* [Given problem] Transcribe every line from the top down to the line with "plt.rcParams['mathtext.bf'] = 'Liberation", both ends included, but not the pictures.
>> START
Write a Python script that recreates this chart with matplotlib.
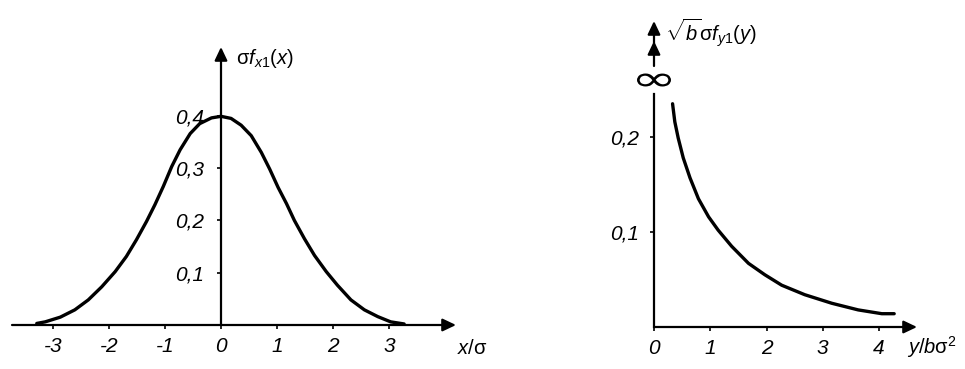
import matplotlib
matplotlib.use('Agg')
import matplotlib.pyplot as plt
from matplotlib.textpath import TextPath
from matplotlib.patches import PathPatch
from matplotlib.font_manager import FontProperties
from matplotlib.transforms import Affine2D

plt.rcParams['font.family'] = ['Liberation Sans', 'DejaVu Sans']
plt.rcParams['mathtext.fontset'] = 'custom'
plt.rcParams['mathtext.rm'] = 'Liberation Sans'
plt.rcParams['mathtext.it'] = 'Liberation Sans:italic'
plt.rcParams['mathtext.bf'] = 'Liberation Sans:bold'

# ---- data ----
gauss_x = [-3.29, -3.14, -2.87, -2.61, -2.37, -2.13, -1.89, -1.69, -1.51, -1.33, -1.18, -1.03,
           -0.88, -0.73, -0.55, -0.38, -0.17, 0.0, 0.18, 0.36, 0.54, 0.72, 0.87, 1.02, 1.17,
           1.31, 1.49, 1.67, 1.88, 2.08, 2.32, 2.56, 2.80, 3.03, 3.27]
gauss_y = [0.003, 0.006, 0.015, 0.029, 0.048, 0.073, 0.102, 0.131, 0.163, 0.198, 0.230, 0.265,
           0.303, 0.335, 0.366, 0.385, 0.396, 0.399, 0.395, 0.382, 0.362, 0.330, 0.298, 0.263,
           0.232, 0.200, 0.165, 0.133, 0.102, 0.076, 0.048, 0.029, 0.016, 0.006, 0.002]

chi_x = [0.33, 0.37, 0.43, 0.52, 0.64, 0.79, 0.97, 1.14, 1.38, 1.68, 1.97, 2.27, 2.68, 3.16,
         3.63, 4.05, 4.27]
chi_y = [0.235, 0.216, 0.199, 0.178, 0.157, 0.135, 0.116, 0.102, 0.085, 0.067, 0.055, 0.044,
         0.034, 0.025, 0.018, 0.014, 0.014]

left_xticks = [-3, -2, -1, 0, 1, 2, 3]
left_xticklabels = ['-3', '-2', '-1', '0', '1', '2', '3']
left_yticks = [0.1, 0.2, 0.3, 0.4]
left_yticklabels = ['0,1', '0,2', '0,3', '0,4']

right_xticks = [0, 1, 2, 3, 4]
right_xticklabels = ['0', '1', '2', '3', '4']
right_yticks = [0.1, 0.2]
right_yticklabels = ['0,1', '0,2']

W, H = 965, 369
fig = plt.figure(figsize=(W / 100, H / 100), dpi=100)

TICKFONT = dict(style='italic', size=15)


def arrow(ax, start, tip, hl=0.8, hw=0.38):
    ax.annotate('', xy=tip, xytext=start,
                arrowprops=dict(arrowstyle=f'-|>,head_length={hl},head_width={hw}',
                                lw=1.6, color='black', mutation_scale=10,
                                shrinkA=0, shrinkB=0))


def setup(ax):
    for s in ['top', 'right']:
        ax.spines[s].set_visible(False)
    for s in ['left', 'bottom']:
        ax.spines[s].set_position(('data', 0))
        ax.spines[s].set_color('none')
    ax.tick_params(direction='out', length=3, width=1.2, colors='black')
    ax.patch.set_alpha(0)


# ---------------- left panel ----------------
axL = fig.add_axes([0, 0, 490 / W, 1])
axL.set_xlim((0 - 221) / 56, (490 - 221) / 56)
axL.set_ylim((325 - 369) / 523, 325 / 523)
setup(axL)
axL.plot(gauss_x, gauss_y, color='black', lw=2.4, solid_capstyle='round',
         solid_joinstyle='round')
arrow(axL, ((12 - 221) / 56, 0), ((456 - 221) / 56, 0))
arrow(axL, (0, 0), (0, (325 - 47) / 523))
axL.set_xticks(left_xticks)
axL.set_xticklabels(left_xticklabels, **TICKFONT)
axL.set_yticks(left_yticks)
axL.set_yticklabels(left_yticklabels, **TICKFONT)
axL.tick_params(axis='x', pad=6)
axL.tick_params(axis='y', pad=9)
axL.text((236 - 221) / 56, (325 - 58) / 523, r'$\mathrm{\sigma}\mathit{f}_{x1}\mathit{(x)}$',
         fontsize=14.5, ha='left', va='center')
axL.text((457 - 221) / 56, (325 - 348) / 523, r'$\mathit{x/}\mathrm{\sigma}$',
         fontsize=14.5, ha='left', va='center')

# ---------------- right panel ----------------
axR = fig.add_axes([560 / W, 0, 405 / W, 1])
axR.set_xlim((560 - 654) / 56.25, (965 - 654) / 56.25)
axR.set_ylim((327 - 369) / 950, 327 / 950)
setup(axR)
axR.plot(chi_x, chi_y, color='black', lw=2.4, solid_capstyle='round',
         solid_joinstyle='round')
arrow(axR, (0, 0), ((917 - 654) / 56.25, 0))
axR.plot([0, 0], [0, (327 - 94) / 950], color='black', lw=1.6)
arrow(axR, (0, (327 - 66) / 950), (0, (327 - 41) / 950))
arrow(axR, (0, (327 - 43) / 950), (0, (327 - 21) / 950))
axR.set_xticks(right_xticks)
axR.set_xticklabels(right_xticklabels, **TICKFONT)
axR.set_yticks(right_yticks)
axR.set_yticklabels(right_yticklabels, **TICKFONT)
axR.tick_params(axis='x', pad=6)
axR.tick_params(axis='y', pad=8)
axR.text((665 - 654) / 56.25, (327 - 33) / 950,
         r'$\sqrt{\mathit{b}}\mathrm{\sigma}\mathit{f}_{y1}\mathit{(y)}$',
         fontsize=14.5, ha='left', va='center')
axR.text((907 - 654) / 56.25, (327 - 347) / 950, r'$\mathit{y/b}\mathrm{\sigma}^{2}$',
         fontsize=14.5, ha='left', va='center')

# wide, flat infinity sign above the y axis of the right panel
tp = TextPath((0, 0), '\u221e', size=20, prop=FontProperties(family='DejaVu Sans'))
ext = tp.get_extents()
sx = 34 / ext.width
sy = 13 / ext.height
tr = (Affine2D().translate(-(ext.x0 + ext.width / 2), -(ext.y0 + ext.height / 2))
      .scale(sx, sy)
      .translate(0, 0))
# place at the data position above the axis
cx, cy = axR.transData.transform((0, (327 - 80) / 950))
tr = tr.translate(cx, cy)
fig.add_artist(PathPatch(tp, transform=tr, color='black', lw=0))

fig.savefig('out.png', dpi=100)
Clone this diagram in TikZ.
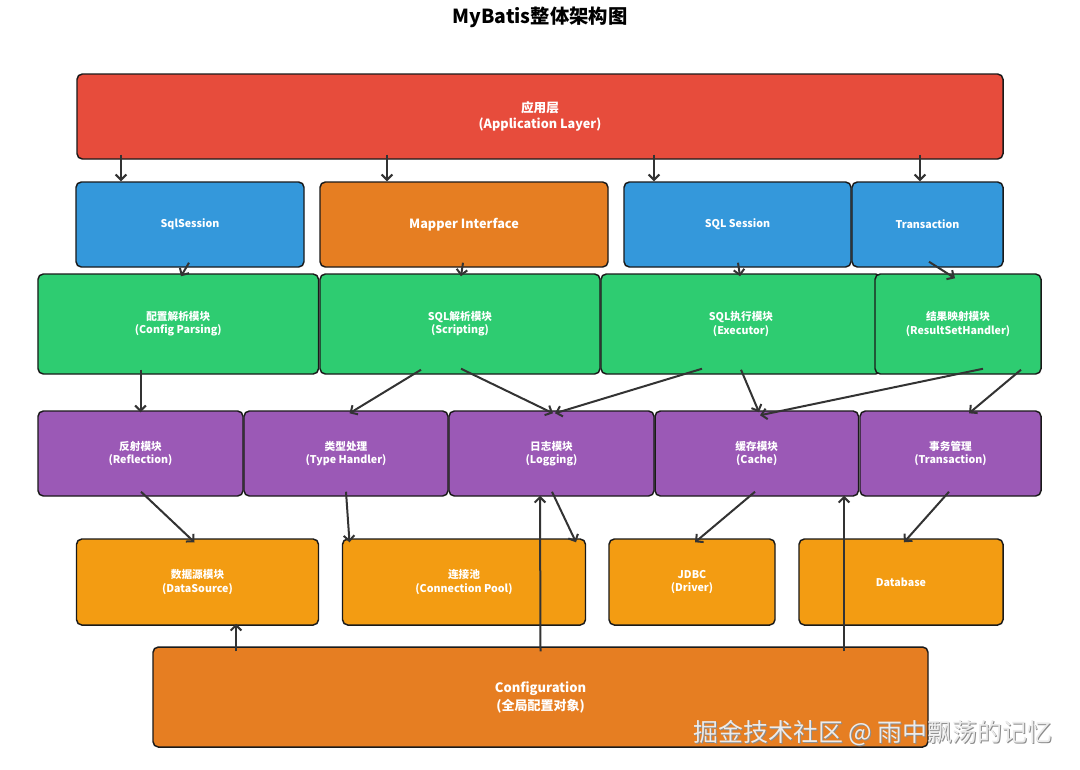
\documentclass[tikz,border=0pt]{standalone}
\usepackage{fontspec}
\setmainfont{Noto Sans CJK SC}
\usetikzlibrary{arrows.meta,calc}
\definecolor{cred}{HTML}{E74C3C}
\definecolor{cblue}{HTML}{3498DB}
\definecolor{corange}{HTML}{E67E22}
\definecolor{cgreen}{HTML}{2ECC71}
\definecolor{cpurple}{HTML}{9B59B6}
\definecolor{cyellow}{HTML}{F39C12}
\definecolor{carrow}{HTML}{333333}
\definecolor{cborder}{HTML}{1A1A1A}
\begin{document}
\begin{tikzpicture}[x=0.75pt,y=-0.75pt,
  box/.style={draw=cborder, line width=1.1pt, rounded corners=4pt, text=white,
    font=\bfseries\fontsize{8}{10}\selectfont, align=center, inner sep=0pt},
  arr/.style={draw=carrow, line width=1.5pt, -{Straight Barb[length=4pt,width=8pt]}},
  ]
\useasboundingbox[fill=white] (0,0) rectangle (1080,769);

\node[font=\bfseries\fontsize{14.5}{16}\selectfont] (title) at (540,17) {MyBatis整体架构图};

% row 1
\node[box, fill=cred, minimum width=694.5pt, minimum height=63.75pt,
  font=\bfseries\fontsize{9.5}{12}\selectfont] (app) at (540,116.5) {应用层\\(Application Layer)};

% row 2
\node[box, fill=cblue, minimum width=171pt, minimum height=63.75pt] (sqls) at (190,224.5) {SqlSession};
\node[box, fill=corange, minimum width=216pt, minimum height=63.75pt,
  font=\bfseries\fontsize{9.5}{12}\selectfont] (mapper) at (464,224.5) {Mapper Interface};
\node[box, fill=cblue, minimum width=170.25pt, minimum height=63.75pt] (sqlsess) at (737.5,224.5) {SQL Session};
\node[box, fill=cblue, minimum width=113.25pt, minimum height=63.75pt] (trans) at (927.5,224.5) {Transaction};

% row 3
\node[box, fill=cgreen, minimum width=210.4pt, minimum height=75pt] (cfgp) at (178.25,324) {配置解析模块\\(Config Parsing)};
\node[box, fill=cgreen, minimum width=210pt, minimum height=75pt] (script) at (460,324) {SQL解析模块\\(Scripting)};
\node[box, fill=cgreen, minimum width=210pt, minimum height=75pt] (exec) at (741,324) {SQL执行模块\\(Executor)};
\node[box, fill=cgreen, minimum width=124.5pt, minimum height=75pt] (rsh) at (958,324) {结果映射模块\\(ResultSetHandler)};

% row 4
\node[box, fill=cpurple, minimum width=153.75pt, minimum height=63.75pt] (refl) at (140.5,453.5) {反射模块\\(Reflection)};
\node[box, fill=cpurple, minimum width=153pt, minimum height=63.75pt] (typeh) at (346,453.5) {类型处理\\(Type Handler)};
\node[box, fill=cpurple, minimum width=153.75pt, minimum height=63.75pt] (log) at (551.5,453.5) {日志模块\\(Logging)};
\node[box, fill=cpurple, minimum width=152.6pt, minimum height=63.75pt] (cache) at (756.75,453.5) {缓存模块\\(Cache)};
\node[box, fill=cpurple, minimum width=135.75pt, minimum height=63.75pt] (txm) at (950.5,453.5) {事务管理\\(Transaction)};

% row 5
\node[box, fill=cyellow, minimum width=181.5pt, minimum height=64.5pt] (ds) at (197.5,582) {数据源模块\\(DataSource)};
\node[box, fill=cyellow, minimum width=182.25pt, minimum height=64.5pt] (pool) at (464,582) {连接池\\(Connection Pool)};
\node[box, fill=cyellow, minimum width=124.5pt, minimum height=64.5pt] (jdbc) at (692,582) {JDBC\\(Driver)};
\node[box, fill=cyellow, minimum width=153pt, minimum height=64.5pt] (db) at (901,582) {Database};

% configuration
\node[box, fill=corange, minimum width=581.25pt, minimum height=75pt,
  font=\bfseries\fontsize{9.75}{13.5}\selectfont] (conf) at (540.5,697) {Configuration\\(全局配置对象)};

% arrows: app -> row 2
\draw[arr] ($(app.south)+(-419,-5)$) -- ($(sqls.north)+(-69,0)$);
\draw[arr] ($(app.south)+(-153,-5)$) -- ($(mapper.north)+(-77,0)$);
\draw[arr] ($(app.south)+(114,-5)$) -- ($(sqlsess.north)+(-83.5,0)$);
\draw[arr] ($(app.south)+(380,-5)$) -- ($(trans.north)+(-7.5,0)$);

% row 2 -> row 3
\draw[arr] ($(sqls.south)+(-1,-5)$) -- ($(cfgp.north)+(2.75,3)$);
\draw[arr] ($(mapper.south)+(-1,-5)$) -- ($(script.north)+(1,3)$);
\draw[arr] ($(sqlsess.south)+(0.5,-5)$) -- ($(exec.north)+(-1,3)$);
\draw[arr] ($(trans.south)+(1.5,-6)$) -- ($(rsh.north)+(-3,5)$);

% row 3 -> row 4
\draw[arr] ($(cfgp.south)+(-37.75,-5)$) -- ($(refl.north)+(0,2)$);
\draw[arr] ($(script.south)+(-39,-5)$) -- ($(typeh.north)+(3.5,3)$);
\draw[arr] ($(script.south)+(1,-6)$) -- ($(log.north)+(1.5,3)$);
\draw[arr] ($(exec.south)+(-39,-6)$) -- ($(log.north)+(3.5,3)$);
\draw[arr] ($(exec.south)+(0,-5)$) -- ($(cache.north)+(2.25,2)$);
\draw[arr] ($(rsh.south)+(25,-6)$) -- ($(cache.north)+(3.25,5)$);
\draw[arr] ($(rsh.south)+(63,-5)$) -- ($(txm.north)+(18.5,3)$);

% row 4 -> row 5
\draw[arr] ($(refl.south)+(0.5,-5)$) -- ($(ds.north)+(-3,4)$);
\draw[arr] ($(typeh.south)+(0,-5)$) -- ($(pool.north)+(-114.5,4)$);
\draw[arr] ($(log.south)+(0.5,-5)$) -- ($(pool.north)+(112,4)$);
\draw[arr] ($(cache.south)+(-1.75,-5)$) -- ($(jdbc.north)+(3,4)$);
\draw[arr] ($(txm.south)+(-1.5,-5)$) -- ($(db.north)+(3,4)$);

% configuration -> upper modules
\draw[arr] ($(conf.north)+(-304.5,5)$) -- ($(ds.south)+(38.5,-2)$);
\draw[arr] ($(conf.north)+(0,5)$) -- ($(log.south)+(-11.5,-1)$);
\draw[arr] ($(conf.north)+(303.5,5)$) -- ($(cache.south)+(87.25,-1)$);

% watermark
\node[anchor=east, text=black!45, font=\fontsize{18.7}{21}\selectfont] (wmshadow) at (1058,734.5) {掘金技术社区 @ 雨中飘荡的记忆};
\node[anchor=east, text=black!8, font=\fontsize{18.7}{21}\selectfont] (wm) at (1057,733) {掘金技术社区 @ 雨中飘荡的记忆};
\end{tikzpicture}
\end{document}
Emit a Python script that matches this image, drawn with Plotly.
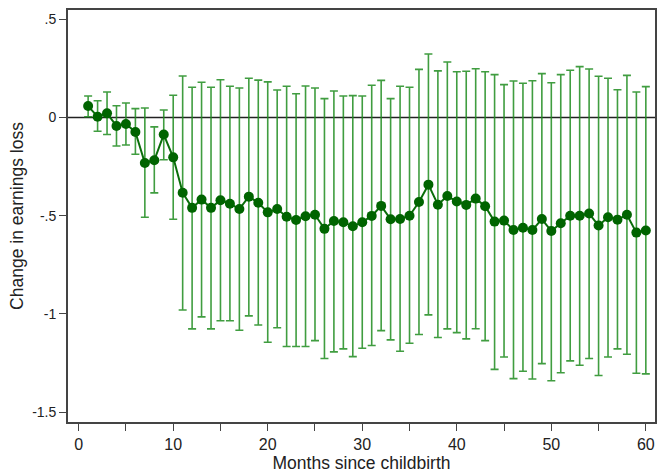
import plotly.graph_objects as go

months = list(range(1, 61))
estimate = [0.058, 0.004, 0.021, -0.043, -0.033, -0.074, -0.232, -0.218, -0.087, -0.203,
            -0.383, -0.46, -0.418, -0.46, -0.421, -0.439, -0.466, -0.403, -0.434, -0.483,
            -0.466, -0.505, -0.522, -0.503, -0.495, -0.567, -0.527, -0.533, -0.554, -0.533,
            -0.501, -0.45, -0.518, -0.517, -0.5, -0.43, -0.342, -0.444, -0.4, -0.428,
            -0.445, -0.413, -0.452, -0.53, -0.525, -0.573, -0.561, -0.573, -0.517, -0.578,
            -0.538, -0.5, -0.5, -0.489, -0.55, -0.508, -0.52, -0.495, -0.586, -0.575]
ci_upper = [0.109, 0.085, 0.13, 0.06, 0.074, 0.045, 0.048, -0.048, 0.038, 0.113,
            0.211, 0.154, 0.179, 0.154, 0.192, 0.159, 0.15, 0.2, 0.19, 0.181,
            0.14, 0.159, 0.121, 0.16, 0.15, 0.096, 0.135, 0.109, 0.111, 0.109,
            0.164, 0.189, 0.096, 0.159, 0.154, 0.245, 0.323, 0.237, 0.282, 0.233,
            0.235, 0.248, 0.233, 0.218, 0.167, 0.186, 0.174, 0.187, 0.223, 0.177,
            0.218, 0.24, 0.259, 0.247, 0.21, 0.2, 0.141, 0.214, 0.13, 0.157]
ci_lower = [0.004, -0.07, -0.087, -0.145, -0.14, -0.187, -0.508, -0.384, -0.215, -0.518,
            -0.98, -1.076, -1.015, -1.076, -1.035, -1.035, -1.083, -1.01, -1.056, -1.144,
            -1.07, -1.166, -1.166, -1.166, -1.136, -1.227, -1.193, -1.178, -1.217, -1.175,
            -1.161, -1.085, -1.132, -1.19, -1.149, -1.105, -1.005, -1.12, -1.076, -1.095,
            -1.127, -1.075, -1.136, -1.282, -1.219, -1.329, -1.292, -1.331, -1.253, -1.34,
            -1.299, -1.239, -1.261, -1.227, -1.313, -1.219, -1.178, -1.205, -1.302, -1.305]

x_tickvals = list(range(0, 61, 5))
x_ticktext = [str(v) if v % 10 == 0 else "" for v in x_tickvals]
y_tickvals = [0.5, 0, -0.5, -1, -1.5]
y_ticktext = [".5", "0", "-.5", "-1", "-1.5"]

err_plus = [u - e for u, e in zip(ci_upper, estimate)]
err_minus = [e - l for e, l in zip(estimate, ci_lower)]

fig = go.Figure()
fig.add_trace(go.Scatter(
    x=months, y=estimate, mode="lines+markers",
    line=dict(color="#0a6e0a", width=2),
    marker=dict(color="#006400", size=10),
    error_y=dict(type="data", symmetric=False, array=err_plus, arrayminus=err_minus,
                 color="rgba(30,140,30,0.85)", thickness=1.6, width=4),
    showlegend=False,
))
fig.add_hline(y=0, line=dict(color="#222222", width=1.5), layer="below")

font_family = "Liberation Sans, Arial, sans-serif"
fig.update_layout(
    width=658, height=473,
    margin=dict(l=68, r=1, t=10, b=51),
    plot_bgcolor="white", paper_bgcolor="white",
    font=dict(family=font_family, color="#222222", size=14),
    xaxis=dict(range=[-1.13, 60.97], tickvals=x_tickvals, ticktext=x_ticktext,
               ticks="outside", ticklen=7, tickcolor="#444", showgrid=False, zeroline=False,
               showline=True, linecolor="#444", linewidth=1.8, mirror=True,
               title=dict(text="Months since childbirth", standoff=0, font=dict(size=17.5)),
               tickfont=dict(size=16)),
    yaxis=dict(range=[-1.55, 0.547], tickvals=y_tickvals, ticktext=y_ticktext,
               ticks="outside", ticklen=7, tickcolor="#444", showgrid=False, zeroline=False,
               showline=True, linecolor="#444", linewidth=1.8, mirror=True,
               title=dict(text="Change in earnings loss", standoff=4, font=dict(size=17.5)),
               tickfont=dict(size=14)),
)
fig.write_html("out.html")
>> END
* [Reply]
Write a Python script that recreates this chart with matplotlib.
import matplotlib
matplotlib.use('Agg')
import matplotlib.pyplot as plt
from matplotlib.textpath import TextPath
from matplotlib.patches import PathPatch
from matplotlib.font_manager import FontProperties
from matplotlib.transforms import Affine2D

plt.rcParams['font.family'] = ['Liberation Sans', 'DejaVu Sans']
plt.rcParams['mathtext.fontset'] = 'custom'
plt.rcParams['mathtext.rm'] = 'Liberation Sans'
plt.rcParams['mathtext.it'] = 'Liberation Sans:italic'
plt.rcParams['mathtext.bf'] = 'Liberation Sans:bold'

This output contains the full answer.